Charts and diagrams as code:
*****

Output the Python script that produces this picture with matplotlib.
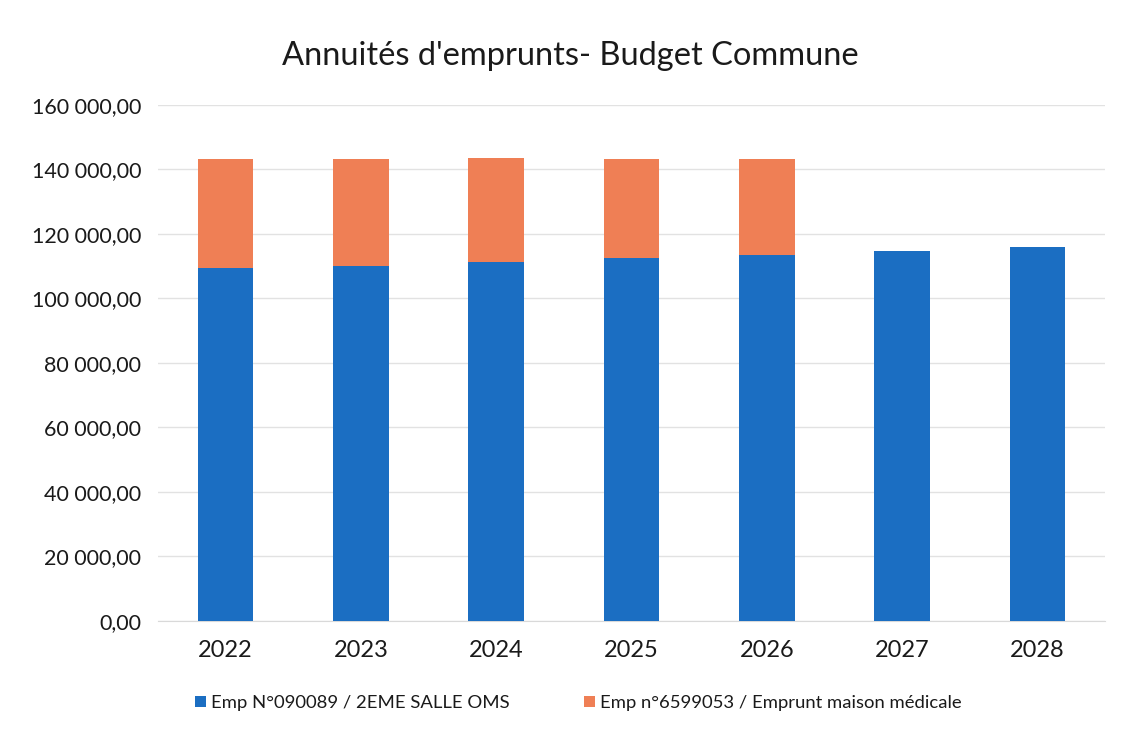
import matplotlib.pyplot as plt
import numpy as np

plt.rcParams['font.family'] = ['Lato', 'DejaVu Sans']

years = ['2022', '2023', '2024', '2025', '2026', '2027', '2028']
salle_oms = [109500, 110200, 111400, 112550, 113500, 114800, 116050]
maison_medicale = [33800, 33100, 32200, 30750, 29800, 0, 0]

label_oms = "Emp N°090089 / 2EME SALLE OMS"
label_mm = "Emp n°6599053 / Emprunt maison médicale"

def fmt(v, pos):
    s = f"{v:,.2f}".replace(',', ' ').replace('.', ',')
    return s

fig = plt.figure(figsize=(11.23, 7.33), dpi=100)
ax = fig.add_axes([0.1407, 0.1528, 0.8433, 0.7040])

x = np.arange(len(years))
ax.bar(x, salle_oms, width=0.41, color='#1b6ec2', label=label_oms, zorder=3)
ax.bar(x, maison_medicale, width=0.41, bottom=salle_oms, color='#ef7f55', label=label_mm, zorder=3)

ax.set_xlim(-0.5, len(years) - 0.5)
ax.set_ylim(0, 160000)
ax.set_yticks(np.arange(0, 160001, 20000))
ax.yaxis.set_major_formatter(plt.FuncFormatter(fmt))
ax.set_xticks(x)
ax.set_xticklabels(years)
ax.tick_params(axis='both', length=0, colors='#1a1a1a')
ax.tick_params(axis='y', labelsize=15.5, pad=12)
ax.tick_params(axis='x', labelsize=17, pad=14)
ax.grid(axis='y', color='#e2e2e2', linewidth=1, zorder=0)
for s in ['top', 'right', 'left']:
    ax.spines[s].set_visible(False)
ax.spines['bottom'].set_color('#d9d9d9')

fig.text(0.508, 0.924, "Annuités d'emprunts- Budget Commune", ha='center', va='center',
         fontsize=23.5, color='#1a1a1a')

leg = fig.legend(loc='center', bbox_to_anchor=(0.515, 0.041), ncol=2, frameon=False,
                 fontsize=13.3, handlelength=0.6, handleheight=0.6, columnspacing=4,
                 handletextpad=0.3)
for t in leg.get_texts():
    t.set_color('#1a1a1a')

fig.savefig('out.png', dpi=100)
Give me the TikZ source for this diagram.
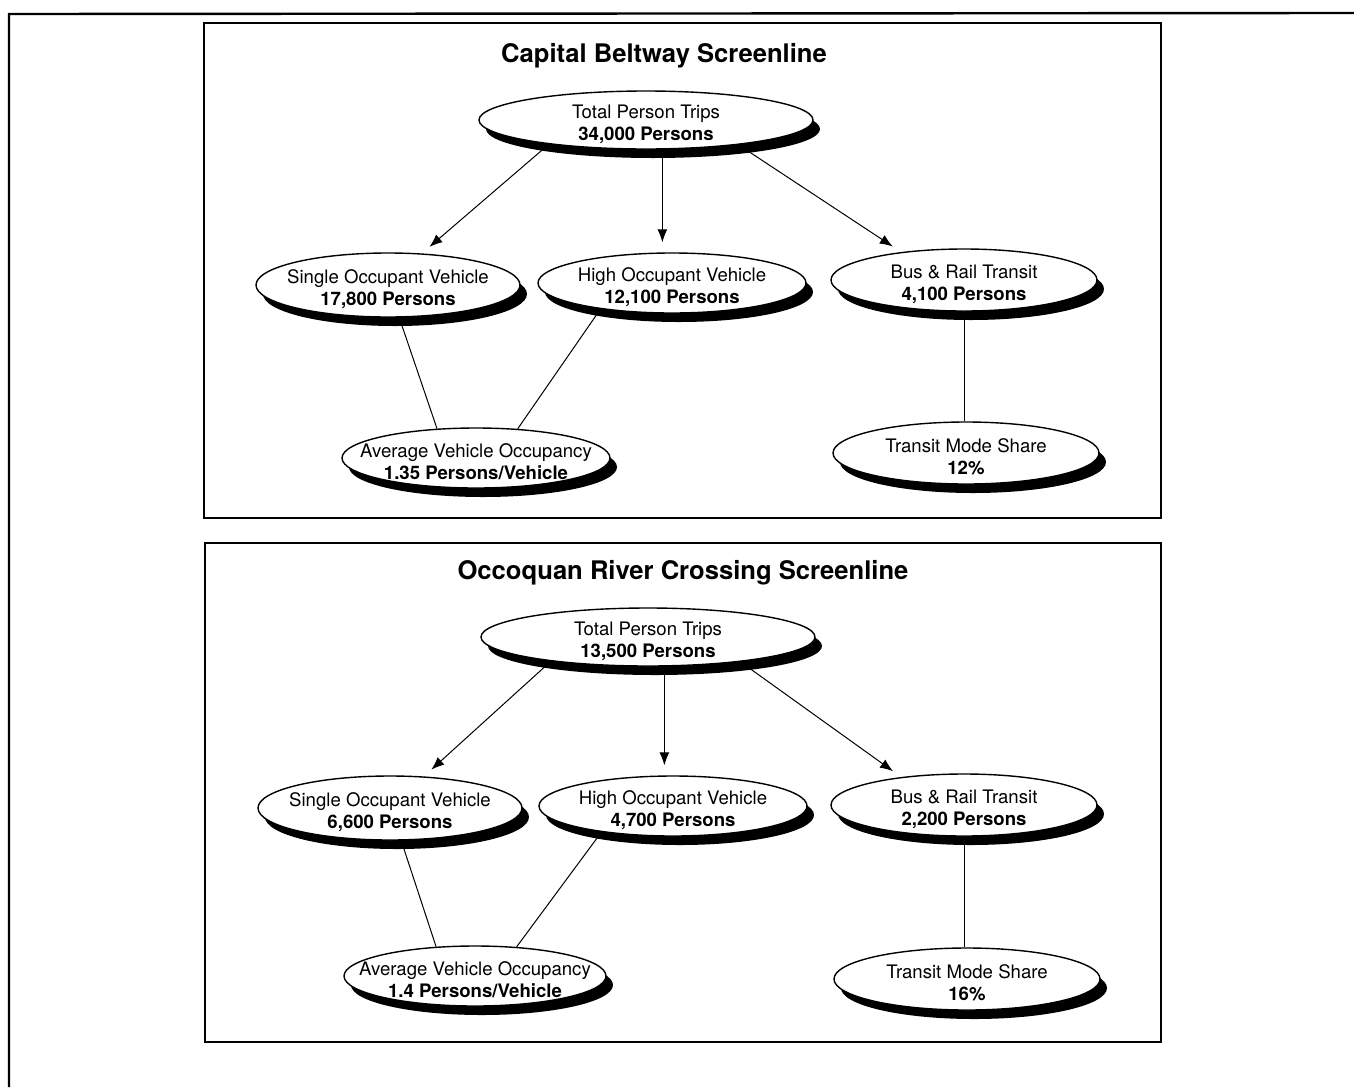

*****

Quote all the lines above exactly as given. Do not include the pictures.

→ Final answer
Output the Python script that produces this picture with matplotlib.
import matplotlib.pyplot as plt
import numpy as np

plt.rcParams['font.family'] = ['Lato', 'DejaVu Sans']

years = ['2022', '2023', '2024', '2025', '2026', '2027', '2028']
salle_oms = [109500, 110200, 111400, 112550, 113500, 114800, 116050]
maison_medicale = [33800, 33100, 32200, 30750, 29800, 0, 0]

label_oms = "Emp N°090089 / 2EME SALLE OMS"
label_mm = "Emp n°6599053 / Emprunt maison médicale"

def fmt(v, pos):
    s = f"{v:,.2f}".replace(',', ' ').replace('.', ',')
    return s

fig = plt.figure(figsize=(11.23, 7.33), dpi=100)
ax = fig.add_axes([0.1407, 0.1528, 0.8433, 0.7040])

x = np.arange(len(years))
ax.bar(x, salle_oms, width=0.41, color='#1b6ec2', label=label_oms, zorder=3)
ax.bar(x, maison_medicale, width=0.41, bottom=salle_oms, color='#ef7f55', label=label_mm, zorder=3)

ax.set_xlim(-0.5, len(years) - 0.5)
ax.set_ylim(0, 160000)
ax.set_yticks(np.arange(0, 160001, 20000))
ax.yaxis.set_major_formatter(plt.FuncFormatter(fmt))
ax.set_xticks(x)
ax.set_xticklabels(years)
ax.tick_params(axis='both', length=0, colors='#1a1a1a')
ax.tick_params(axis='y', labelsize=15.5, pad=12)
ax.tick_params(axis='x', labelsize=17, pad=14)
ax.grid(axis='y', color='#e2e2e2', linewidth=1, zorder=0)
for s in ['top', 'right', 'left']:
    ax.spines[s].set_visible(False)
ax.spines['bottom'].set_color('#d9d9d9')

fig.text(0.508, 0.924, "Annuités d'emprunts- Budget Commune", ha='center', va='center',
         fontsize=23.5, color='#1a1a1a')

leg = fig.legend(loc='center', bbox_to_anchor=(0.515, 0.041), ncol=2, frameon=False,
                 fontsize=13.3, handlelength=0.6, handleheight=0.6, columnspacing=4,
                 handletextpad=0.3)
for t in leg.get_texts():
    t.set_color('#1a1a1a')

fig.savefig('out.png', dpi=100)
Give me the TikZ source for this diagram.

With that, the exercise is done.